Vail hometown hero Ava “Happy Knees” Keenan makes an appearance with her dad as the film features the National Brotherhood of Skiers and its emerging talent. Keenan, who’s been a competitive mogul skier since she was 8, is ranked No. 1 in her skier age group, is the youngest to podium in this year’s Rocky Mountain Freestyle Comp Division and is the first Black skier to win a sanctioned RMF.

“I love (mogul skiing) because of the adrenaline it creates when you’re going as fast as you can down a mogul course and then have to hit a jump. There is nothing like it,” Keenan said. “Moguls force a skier to have range, and it pushes me to find my range. How fast can I go down a course? How direct down the fall line can I be? How big can I go on the airs? What tricks can I do on the airs? Mogul skiing is the only ski discipline that incorporates all of the elements of skiing: turning, air, speed, technique, etc. I love it because it’s complex and you can never be perfect at it. It keeps pulling me to get better, to improve.”

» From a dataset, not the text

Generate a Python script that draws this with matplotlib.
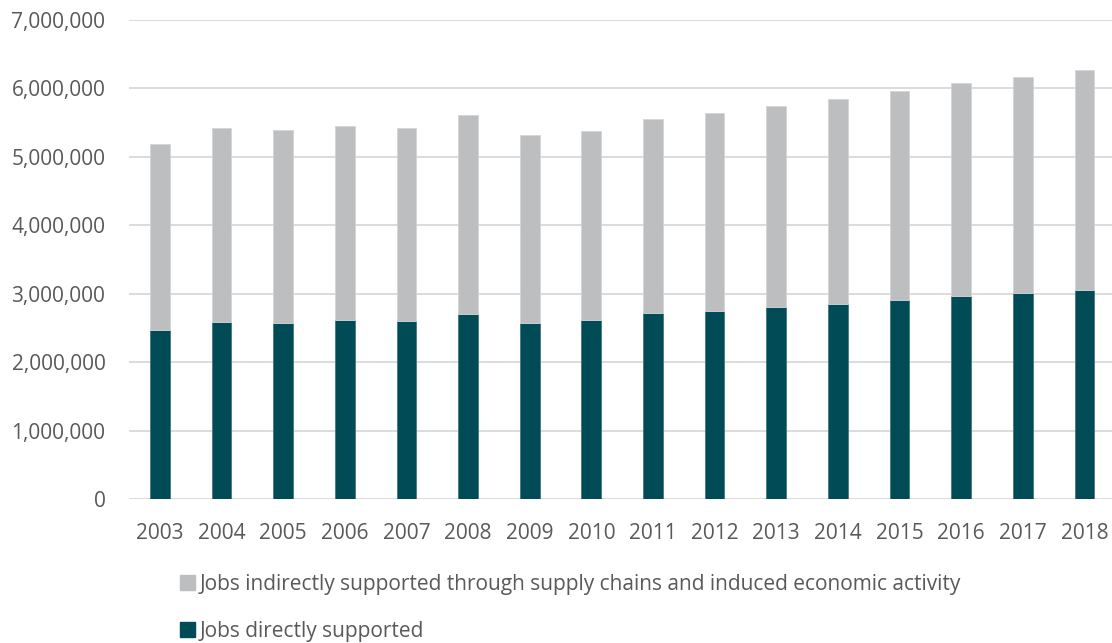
import numpy as np
import matplotlib.pyplot as plt
from matplotlib.ticker import FuncFormatter
from matplotlib.patches import Patch

plt.rcParams['font.family'] = ['Open Sans', 'DejaVu Sans']

years = ['2003', '2004', '2005', '2006', '2007', '2008', '2009', '2010',
         '2011', '2012', '2013', '2014', '2015', '2016', '2017', '2018']

# jobs directly supported
direct = [2470000, 2587000, 2577000, 2620000, 2601000, 2699000, 2572000, 2616000,
          2714000, 2747000, 2806000, 2850000, 2908000, 2962000, 3015000, 3054000]

# total jobs (direct + indirect)
total = [5183000, 5422000, 5393000, 5451000, 5417000, 5612000, 5324000, 5382000,
         5558000, 5636000, 5739000, 5845000, 5962000, 6075000, 6167000, 6269000]

indirect = [t - d for t, d in zip(total, direct)]

col_direct = '#004b55'
col_indirect = '#bdbec0'
txt = '#595959'

fig = plt.figure(figsize=(11.12, 6.43), dpi=100)
ax = fig.add_axes([0.116, 0.224, 0.887, 0.745])

x = np.arange(len(years))
w = 0.32
ax.bar(x, direct, w, color=col_direct, edgecolor='#3f7a80', linewidth=0.6, zorder=3)
ax.bar(x, indirect, w, bottom=direct, color=col_indirect, edgecolor='#d4d5d6',
       linewidth=0.6, zorder=3)

ax.set_xlim(-0.5, len(years) - 0.5)
ax.set_ylim(0, 7000000)
ax.set_yticks(np.arange(0, 7000001, 1000000))
ax.yaxis.set_major_formatter(FuncFormatter(lambda v, p: f'{int(v):,}'))
ax.set_xticks(x)
ax.set_xticklabels(years)

ax.grid(axis='y', color='#d9d9d9', linewidth=1.3, zorder=0)
for s in ax.spines.values():
    s.set_visible(False)
ax.tick_params(axis='both', length=0, labelsize=15, labelcolor=txt)
ax.tick_params(axis='y', pad=17)
ax.tick_params(axis='x', pad=17)

handles = [Patch(color=col_indirect),
           Patch(color=col_direct)]
labels = ['Jobs indirectly supported through supply chains and induced economic activity',
          'Jobs directly supported']
fig.legend(handles, labels, loc='upper left', bbox_to_anchor=(0.162, 0.108),
           frameon=False, fontsize=15, labelcolor=txt, handlelength=0.7,
           handleheight=0.7, handletextpad=0.25, labelspacing=1.25,
           borderaxespad=0, borderpad=0)

fig.savefig('out.png', dpi=100)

As part of “Daymaker’s” celebration of the 50th season of the National Brotherhood of Skiers, which returns to Vail this year for its anniversary, 83-year-old member Ben Finley talks about “the adrenaline that comes from pointing skis downhill.”

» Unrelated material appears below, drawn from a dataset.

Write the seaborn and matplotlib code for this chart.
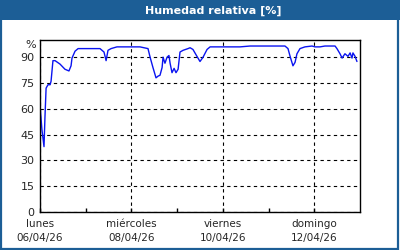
import matplotlib
matplotlib.use("Agg")
import matplotlib.pyplot as plt
import matplotlib.patches as mpatches
import seaborn as sns
import pandas as pd

# --- data (hours since 06/04/26 00:00, relative humidity %) ---
hours = [0, 0.5, 1.0, 2.1, 2.6, 3.2, 4.2, 5.3, 5.8, 6.8, 7.9, 10.5, 13.1, 15.2,
         16.3, 16.8, 18.4, 20.0, 26.3, 31.5, 33.6, 34.7, 35.7, 37.3, 40.4,
         52.5, 54.6, 56.7, 57.8, 59.3, 60.9, 62.0, 63.0, 64.1, 64.6, 65.6,
         66.7, 67.7, 68.3, 69.3, 70.4, 71.4, 72.5, 73.5, 75.1, 77.7, 78.8,
         80.3, 82.4, 84.0, 85.6, 87.7, 89.3, 105.0, 110.3, 118.1, 128.6,
         130.2, 131.3, 132.8, 133.9, 134.9, 136.5, 139.1, 142.8, 144.4, 147.0,
         149.6, 154.9, 155.9, 157.5, 158.6, 160.1, 161.7, 162.8, 163.8, 164.3,
         165.4, 166.4]
humidity = [62, 55, 48, 38, 55, 72, 74, 74, 76, 88, 88, 86, 83, 82,
            85, 89.5, 93.5, 95, 95, 95, 93, 88, 94, 95, 96,
            96, 95.5, 95, 90, 84, 78, 79, 79.5, 84, 90, 86.5,
            90, 91, 86.5, 81, 83.5, 81, 83, 93, 94, 95, 95.5,
            94.5, 90.5, 87.5, 90, 94.5, 96, 96, 96.5, 96.5, 96.5,
            95, 90.5, 85, 87, 92, 95, 96, 96.5, 96, 96,
            96.5, 96.5, 95, 92, 89.5, 92, 90.5, 92.5, 89.5, 92.5,
            90.5, 87.5]
major_days = [0, 2, 4, 6]
major_labels = ["lunes\n06/04/26", "miércoles\n08/04/26",
                "viernes\n10/04/26", "domingo\n12/04/26"]
minor_days = [1, 3, 5]
y_ticks = [0, 15, 30, 45, 60, 75, 90]
title = "Humedad relativa [%]"

df = pd.DataFrame({"day": [h / 24 for h in hours], "hr": humidity})

sns.set_style("white")
plt.rcParams['font.family'] = ['DejaVu Sans']

fig = plt.figure(figsize=(4, 2.5), dpi=100)
fig.patch.set_facecolor("white")
bar_col = "#1c5e96"

# title bar
fig.patches.append(mpatches.Rectangle((0, 1 - 20 / 250), 1, 20 / 250,
                                      transform=fig.transFigure,
                                      facecolor=bar_col, edgecolor="none", zorder=0))
# border
fig.patches.append(mpatches.Rectangle((0.002, 0.004), 0.993, 0.99,
                                      transform=fig.transFigure,
                                      facecolor="none", edgecolor=bar_col,
                                      linewidth=1.6, zorder=0))
fig.text(213 / 400, 1 - 10.5 / 250, title, color="white", fontsize=8,
         fontweight="bold", ha="center", va="center")

ax = fig.add_axes([40 / 400, 38 / 250, 320 / 400, 172 / 250])
sns.lineplot(data=df, x="day", y="hr", ax=ax, color="#0a14f0", linewidth=1.0)

ax.set_xlim(0, 7)
ax.set_ylim(0, 100)
ax.set_xlabel("")
ax.set_ylabel("")
ax.set_xticks(major_days)
ax.set_xticklabels(major_labels, fontsize=7.5, linespacing=1.45)
ax.set_xticks(minor_days, minor=True)
ax.set_yticks(y_ticks)
ax.set_yticklabels([str(v) for v in y_ticks], fontsize=8)
ax.tick_params(axis="x", which="both", direction="in", length=3, width=1,
               color="black", pad=5, bottom=True)
ax.tick_params(axis="y", length=0, pad=4)
for sp in ax.spines.values():
    sp.set_color("black")
    sp.set_linewidth(1)
ax.grid(True, which="major", axis="both", color="black", linestyle=(0, (3, 3)),
        linewidth=0.8)
ax.text(-0.012, 97, "%", transform=ax.get_yaxis_transform(), ha="right",
        va="center", fontsize=8)

fig.savefig("out.png", dpi=100)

In keeping with a theme of diversity in terms of age, from 8 to 83, that “Daymaker” spans, it also bridges generations in terms of the soundtrack, from The Animals’ 1960s “It’s my Life” to thrasher music to reggae.

And, it doesn’t just stick to the snow: Connery Lundin shreds the rolling green hills of Switzerland on grass skis, and after watching him crash, you’ll be glad we have fluffy white stuff to slide down when things go sideways.

And, speaking of sideways, you won’t want to miss footage of a snowboarder encountering a huge slide while heliskiing in Haines, Alaska. As the radioman says, “Welcome to Alaska, bud.”

Just as Warren Miller’s passion for skiing took him worldwide, so, too, have John Falkiner’s skis. Falkiner is one of a cast of colorful characters who defined 1970s extreme skiing in the Alps. These days, he guides skiers in a place that’s probably not on most skiers’ radar: Greece, specifically the Olympus Range, where a small group of backcountry skiers explores this snow-covered part of southeastern Europe.

As “Daymaker” gloriously announces after just over two hours of spectacular, artistic and exhilarating footage: “Winter starts now.”